One year after the most significant scene of Series 9
One year ago, on Oct. 17, 2015, an episode that started out as a fun Vikings-with-horns romp, “The Girl Who Died”, ended up being arguably the most significant episode of Series 9 before the finale trilogy.
And it all comes down to one scene, illustrated above.
I’ve written about how “Under the Lake”/“Before the Flood” set the parameters for Hell Bent, to the point where it’s a prequel, no argument. “Girl Who Died” is the second prequel, setting up not only the whole Ashildr subplot, but also we see the Doctor finally find the justification for changing history to save one life. That he is the Doctor and he helps people, come hell or high water. He helped the Roman whose face he later adopted. And he created an immortal in Ashildr, and he did so while telling the Time Lords to go to hell. The pistol is cocked; the Time Lord Victorious’ finger is on the trigger. And he fires in “Hell Bent.”
The scene is also significant for another reason. In “Before the Flood” Clara proclaims that the Doctor has made himself essential to her - which for someone who promised in “Death in Heaven” to never say “I Love You” to anyone else was Clara saying “I love you” to the Doctor, underscored by her challenging the Doctor to prove he feels the same by coming back to her.

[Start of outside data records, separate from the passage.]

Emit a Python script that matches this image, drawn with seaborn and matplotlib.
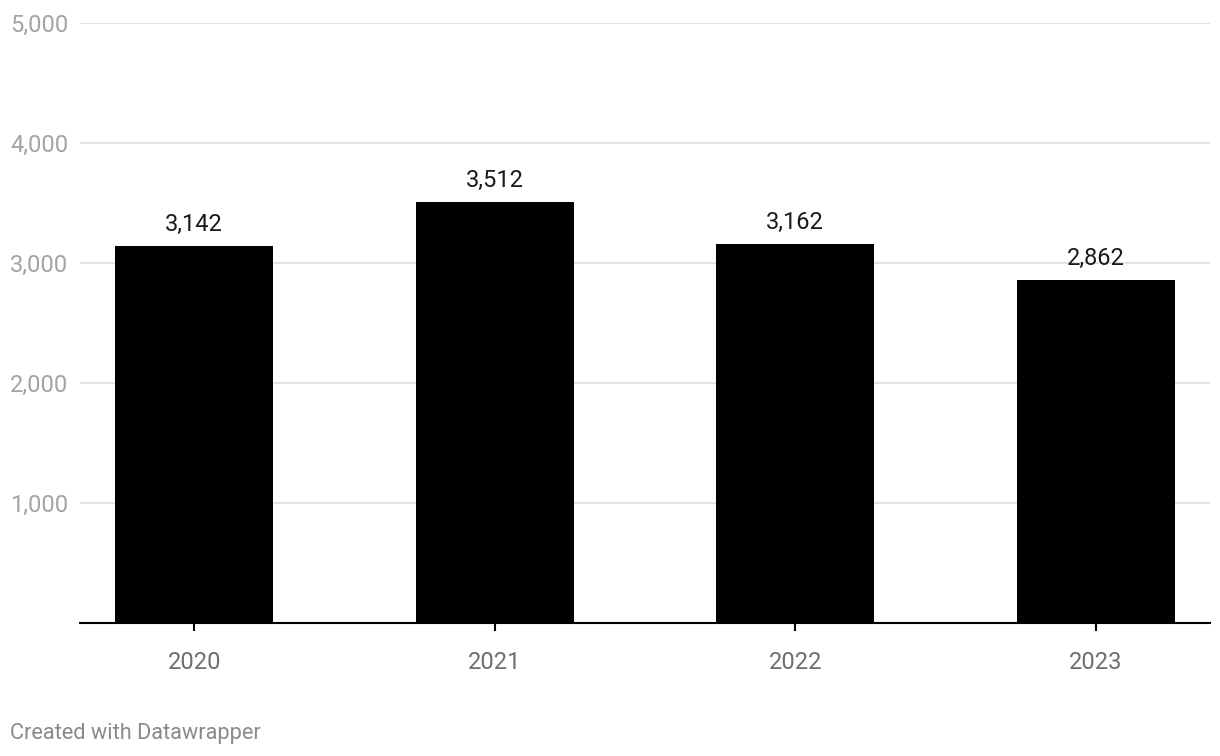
import numpy as np, pandas as pd
import seaborn as sns, matplotlib.pyplot as plt

years  = ["2020", "2021", "2022", "2023"]
values = [3142, 3512, 3162, 2862]
yticks = [1000, 2000, 3000, 4000, 5000]

df = pd.DataFrame({"year": years, "value": values})

sns.set_style("white")
plt.rcParams['font.family'] = ['Roboto', 'DejaVu Sans']

W, H = 1220, 756
fig = plt.figure(figsize=(W/100, H/100), dpi=100)
ax = fig.add_axes([80/W, 133/H, 1130/W, 600/H])

sns.barplot(data=df, x="year", y="value", color="black", saturation=1,
            width=0.525, linewidth=0, ax=ax, zorder=3)

ax.set_ylim(0, 5000)
ax.set_xlim(-0.38, 3.38)
ax.set_yticks(yticks)
ax.set_yticklabels([f"{v:,}" for v in yticks])
ax.grid(axis="y", color="#e1e1e1", lw=1.3, zorder=0)
ax.tick_params(axis="y", length=0, pad=50.4, labelsize=17, labelcolor="#a3a3a3")
for lab in ax.get_yticklabels():
    lab.set_horizontalalignment("left")
ax.tick_params(axis="x", bottom=True, direction="out", length=6, width=1.5,
               color="black", pad=14, labelsize=17, labelcolor="#6e6e6e")
ax.set_xlabel("")
ax.set_ylabel("")
for s in ["top", "right", "left"]:
    ax.spines[s].set_visible(False)
ax.spines["bottom"].set_color("black")
ax.spines["bottom"].set_linewidth(1.5)
ax.spines["bottom"].set_zorder(4)

for i, v in enumerate(values):
    ax.annotate(f"{v:,}", (i, v), xytext=(0, 7), textcoords="offset points",
                ha="center", va="bottom", fontsize=17, color="#1a1a1a")

fig.text(10/W, 1 - 733/H, "Created with Datawrapper", ha="left", va="center",
         fontsize=15.7, color="#8a8a8a")

fig.savefig("out.png", dpi=100)
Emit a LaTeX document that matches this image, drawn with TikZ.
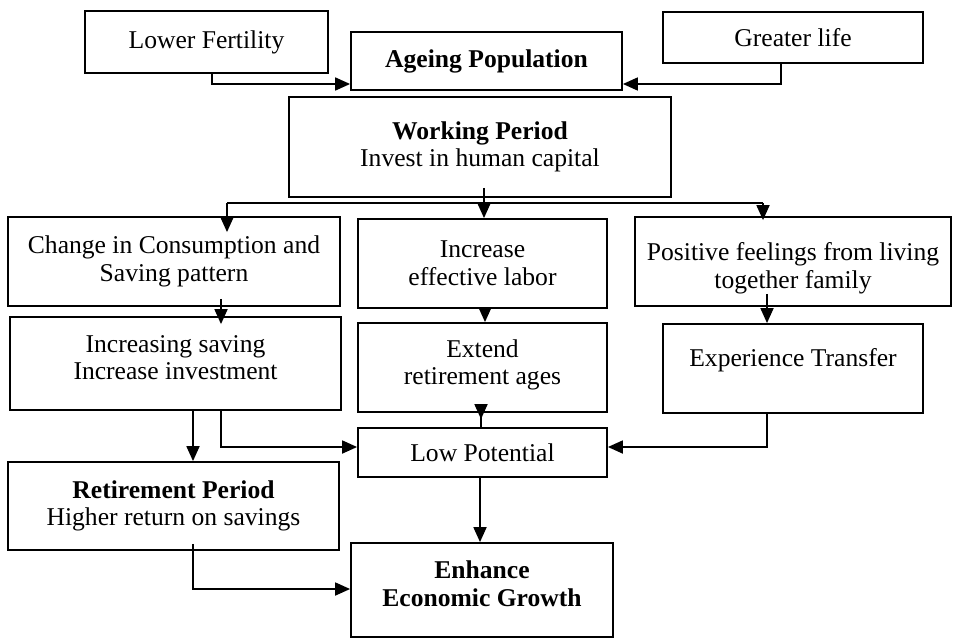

Here, we have a remarkable moment where the Doctor returns the favour as he tells Clara that one day the thought of missing her will make it difficult to breathe and all he’ll be able to do is run away in his TARDIS but the pain would never stop chasing him. Platonic friends do not say this, full stop. The Doctor, due to rules set out by Russell T Davies, does not say “I love you” to anyone. He expresses it in other ways. This was another “Do you think I care for you so little that betraying me would make a difference” moment except without the need to play semantics on the use of “care for” as some have done to justify it. It also explains why the Doctor would frankly wipe his memory of her than endure the pain.
This is also the episode of course in which we see Clara stroke the Doctor’s face for the first time. And it was the episode of the now-iconic spinny hug moment. Those two moments were cherries on top of an already-loaded sundae.